Excerpt from Parker’s Federal Tax Bulletin - with Permission

Monday, April 27, 2015 1:34 PM | NCSA Website Manager (Administrator)

Hobby Loss Case: Metz v. Commissioner

Focusing on subjective intent, the Tax Court held that because the taxpayers were genuinely optimistic their failing horse farm would eventually be profitable and were able to attribute poor results to weak economic conditions, millions in losses sustained over a six year period were not hobby losses. Metz v. Comm'r, T.C. Memo. 2015-54.

For over two decades, Henry and Christie Metz owned an Arabian horse farm, Silver Maple Farm, Inc. (SMF), an S corporation specializing in "Straight Egyptian" Arabian horses, prized for their elite genetics.

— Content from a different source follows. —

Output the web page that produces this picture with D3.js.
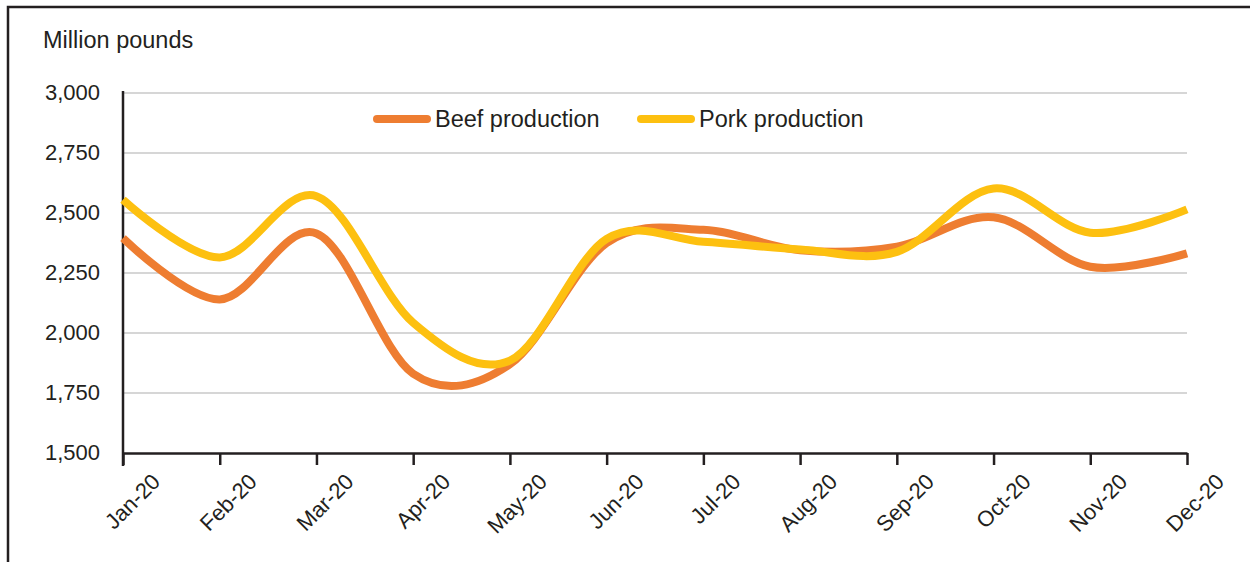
<!DOCTYPE html>
<html>
<head>
<meta charset="utf-8">
<script src="https://cdn.jsdelivr.net/npm/d3@7"></script>
<style>
  body { margin: 0; background: #fff; }
  svg { display: block; }
  text { font-family: "Liberation Sans", Arial, sans-serif; fill: #231f20; }
</style>
</head>
<body>
<svg id="chart" width="1250" height="562"></svg>
<script>
const months = ["Jan-20","Feb-20","Mar-20","Apr-20","May-20","Jun-20","Jul-20","Aug-20","Sep-20","Oct-20","Nov-20","Dec-20"];
const beefProduction = [2395, 2140, 2415, 1830, 1870, 2375, 2430, 2345, 2360, 2482, 2276, 2332];
const porkProduction = [2555, 2315, 2570, 2043, 1885, 2392, 2380, 2348, 2338, 2602, 2418, 2515];
const yTicks = [1500, 1750, 2000, 2250, 2500, 2750, 3000];
const seriesNames = ["Beef production", "Pork production"];
const seriesColors = ["#EE7D31", "#FDC010"];

const svg = d3.select("#chart");
const ink = "#231f20";

// frame
svg.append("path").attr("d", "M8,562 V7 H1250").attr("fill", "none")
  .attr("stroke", ink).attr("stroke-width", 2.5);

const x = d3.scalePoint().domain(months).range([123, 1187]);
const y = d3.scaleLinear().domain([1500, 3000]).range([453, 93]);

// gridlines
svg.append("g").selectAll("line").data(yTicks.filter(d => d > 1500)).join("line")
  .attr("x1", 123).attr("x2", 1187)
  .attr("y1", d => y(d)).attr("y2", d => y(d))
  .attr("stroke", "#c8c8c8").attr("stroke-width", 1.3);

// y axis
const yAxis = d3.axisLeft(y).tickValues(yTicks).tickSize(0).tickPadding(23)
  .tickFormat(d3.format(","));
const gy = svg.append("g").attr("transform", "translate(123,0)").call(yAxis);
gy.select(".domain").remove();
gy.selectAll("text").attr("font-size", 22).attr("font-family", "Liberation Sans, Arial, sans-serif")
  .attr("fill", ink).attr("dy", "0.28em");
svg.append("line").attr("x1", 123).attr("x2", 123).attr("y1", 91).attr("y2", 466)
  .attr("stroke", ink).attr("stroke-width", 2.5);

// x axis
const xAxis = d3.axisBottom(x).tickSize(12).tickSizeOuter(0);
const gx = svg.append("g").attr("transform", "translate(0,453)").call(xAxis);
gx.select(".domain").attr("stroke", ink).attr("stroke-width", 2.5);
gx.selectAll(".tick line").attr("stroke", ink).attr("stroke-width", 2.5);
gx.selectAll("text").attr("font-size", 22).attr("font-family", "Liberation Sans, Arial, sans-serif")
  .attr("fill", ink).attr("text-anchor", "end").attr("x", 0).attr("y", 0).attr("dy", 0)
  .attr("transform", "translate(38,30) rotate(-45)");

// lines
const line = d3.line().x((d, i) => x(months[i])).y(d => y(d)).curve(d3.curveCardinal.tension(0));
[beefProduction, porkProduction].forEach((vals, k) => {
  svg.append("path").datum(vals).attr("d", line).attr("fill", "none")
    .attr("stroke", seriesColors[k]).attr("stroke-width", 8)
    .attr("stroke-linecap", "butt").attr("stroke-linejoin", "round");
});

// unit label
svg.append("text").attr("x", 43).attr("y", 48).attr("font-size", 23.5).text("Million pounds");

// legend
const legendX = [373, 637];
seriesNames.forEach((name, k) => {
  svg.append("line").attr("x1", legendX[k] + 4).attr("x2", legendX[k] + 54)
    .attr("y1", 119).attr("y2", 119).attr("stroke", seriesColors[k])
    .attr("stroke-width", 8).attr("stroke-linecap", "round");
  svg.append("text").attr("x", legendX[k] + 62).attr("y", 127).attr("font-size", 23.5).text(name);
});
</script>
</body>
</html>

Despite great effort by the Metz’s, the venture was decidedly unprofitable. SMF had only one profitable year, and that was a result of the sale of a piece of real estate used in the business. SMF averaged annual losses in excess of $1,000,000 between 1999 and 2009. Undeterred, the Metz’s attempted to outrun these losses, moving the farm several times in the hopes of finding a better market and eventually settling in California.

During its lifespan, SMF lost over $14.5 million, leading the IRS to determine the business couldn't possibly be motivated by a desire to turn a profit. The IRS issued notices of deficiency for 2004 through 2009 disallowing the passthrough losses from SMF, as well as related net-operating-loss carry forwards.

Reg. Sec. 1.183-2(b) provides a nonexclusive list of nine factors relevant in ascertaining whether a taxpayer conducts an activity with the intent to earn a profit. The factors listed are: (1) the way the taxpayer conducts the activity; (2) expertise of the taxpayer or his advisers; (3) time and effort the taxpayer spends in carrying on the activity; (4) expectation that assets used in the activity may appreciate in value; (5) taxpayer's success in carrying on other similar or dissimilar activities; (6) taxpayer's history of income or losses with respect to the activity; (7) amount of occasional profits earned, if any; (8) taxpayer's financial status; and (9) elements of personal pleasure or recreation.

After analyzing the factors the court held that the losses were allowable. Practitioners with clients who have businesses at risk of being deemed a hobby may want to study this case.